Published at: Sept. 8, 2020

A MakerDAO (MKR) governance proposal enacted on Tuesday set interest rates on most assets, with the notable exclusion of Ether (ETH), back above 0%.

According to Daistats, interest rates for the USDC-A, WBTC and other minor vaults are now back to being at 2%, meaning that the protocol is once again collecting revenue for those who borrow DAI against these assets.

Lowering interest rates is generally seen as a way of stimulating DAI creation, which is supposed to lower its price to its intended $1 peg.

While Cointelegraph recently reported that the price finally stabilized after a long period of overpricing, the situation was not to last. As of press time, DAI is trading for $1.03, a significant deviation from its intended price.

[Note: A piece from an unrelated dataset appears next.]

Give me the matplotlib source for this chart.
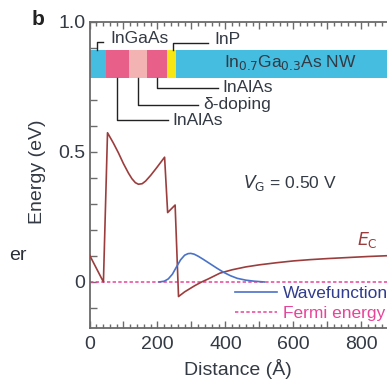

Despite an unprecedented rise in DAI supply thanks to successive debt ceiling raises, most of the new stablecoins went into yield farming pools, as Cointelegraph reported. 

One possible reason for the sudden de-peg is the wider market tumble seen since early September. Just as ETH and other cryptocurrencies began a steep decline on Sep. 3, DAI supply went down, while its price went up. A likely explanation for this is that borrowers and debt liquidators rushed to purchase DAI in order to keep the system over-collateralized, as the underlying funds can only be redeemed through the stablecoin.

MKR holders largely remained on the sidelines of the DeFi yield farming trend as insatiable demand for the coin paradoxically forced the community to cut their revenue. It appears that the latest break of the peg made the community waver on its commitment to 0% rates.

Maker has yet to find a satisfactory mechanism to entice arbitrageurs to bring the price down to $1. Several proposals based on strong-handed market interventions are being discussed, while external observers often bring up the idea of setting negative interest rates. The Maker community appears to be unwilling to cross that line for now, however.